DOVER-FOXCROFT, Maine — A former chairman of the Piscataquis County Democratic Party has sued the county’s Democratic Executive Committee to recover $8,260.62 in loans and services he said he provided to the party.
A three-count lawsuit filed in April 2009 by Julius L. Erdo III of Willimantic against the executive committee of Donald Crossman, Willis Higgins, Richard Johnson, Theresa Mudgett, Patsy Fortier, Sylvia Johnson and Sharon Jones was heard Monday by Justice William Anderson in Piscataquis County Superior Court.
Anderson also heard a counterclaim filed by the Piscataquis County Democratic Executive Committee against Erdo for harassment and intentional infliction of emotional distress. At the trial’s conclusion, Anderson said, he will render a written decision but gave no specific date when that might occur.
Erdo, who since has left the Democratic Party and says he is an independent, claims that members of the executive committee in 2006 had verbally approved the work he did, including construction of a podium for an open house at the committee’s headquarters and renovations to the headquarters. He also said the committee members had verbally approved the purchases he made, which included advertisements and flags. He also claimed he made two $500 cash loans to the committee that never were repaid.
“After five years, I still haven’t received a penny,” Erdo, a construction engineer, said Monday in the courtroom. “I just want to get back the money I put in.”
Higgins, who was named in the civil suit and who served as counsel for the defendants, said the purchases and services never were authorized by vote of the committee as stipulated by the bylaws.

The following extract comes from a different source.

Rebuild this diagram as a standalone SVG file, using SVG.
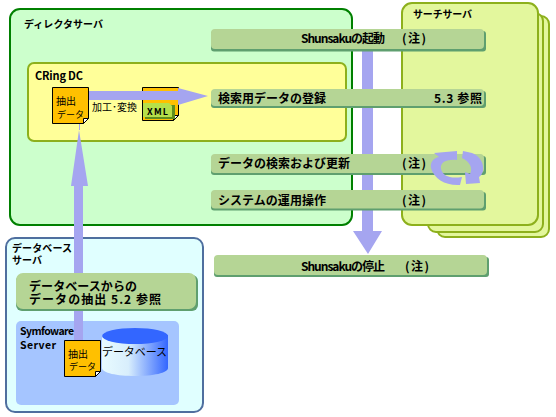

The defendants said they first raised an alarm with Erdo when they were billed $454 for American flags and bunting he had purchased. The flags were the best that could be purchased, they said, and were not what a “hand-to-mouth” organization would buy.
“We do not contest that he did the work; we do contest that there was any obligation to pay for it,” Higgins told Anderson. After receiving Erdo’s bill, Higgins said, the executive committee told Erdo it had to abide by the bylaws but agreed to review the bills he had incurred without prior vote, to see whether they were proper.
“At that point Mr. Erdo went rogue” and used abusive language, Higgins said in his closing argument. “His conduct has been outrageous.” The committee ultimately petitioned to impeach Erdo, but he resigned before that action was carried out, according to Higgins.
Erdo told Anderson that he kept meticulous notes of discussions and meetings in a daily journal he carried. From those notes, he asked the defendants whether they recalled specific discussions regarding the purchases he had made and the work he had done. The defendants denied they ever authorized the work and said the bylaws prevented them from taking such actions.
In his testimony, Erdo said the county committee hadn’t contested the bill, and in fact had submitted the bill to the state Democratic Party for reimbursement. When the state committee refused to pay, the county committee then tried to negotiate with him, but nothing came of it, Erdo claimed.
Erdo also questioned the two cash loans he had given to the committee and noted a discrepancy in the committee’s report that was filed with the Maine Democratic Party’s Ethics Committee. He said a loan repayment of $492.22 was listed, but he questioned where the remaining $507.78 was listed.
Anderson was told by the Piscataquis County Democratic Party’s treasurer, Patsy Fortier, that the loan repayment listed on the report referred to something else because Erdo had given the money to the committee as a donation.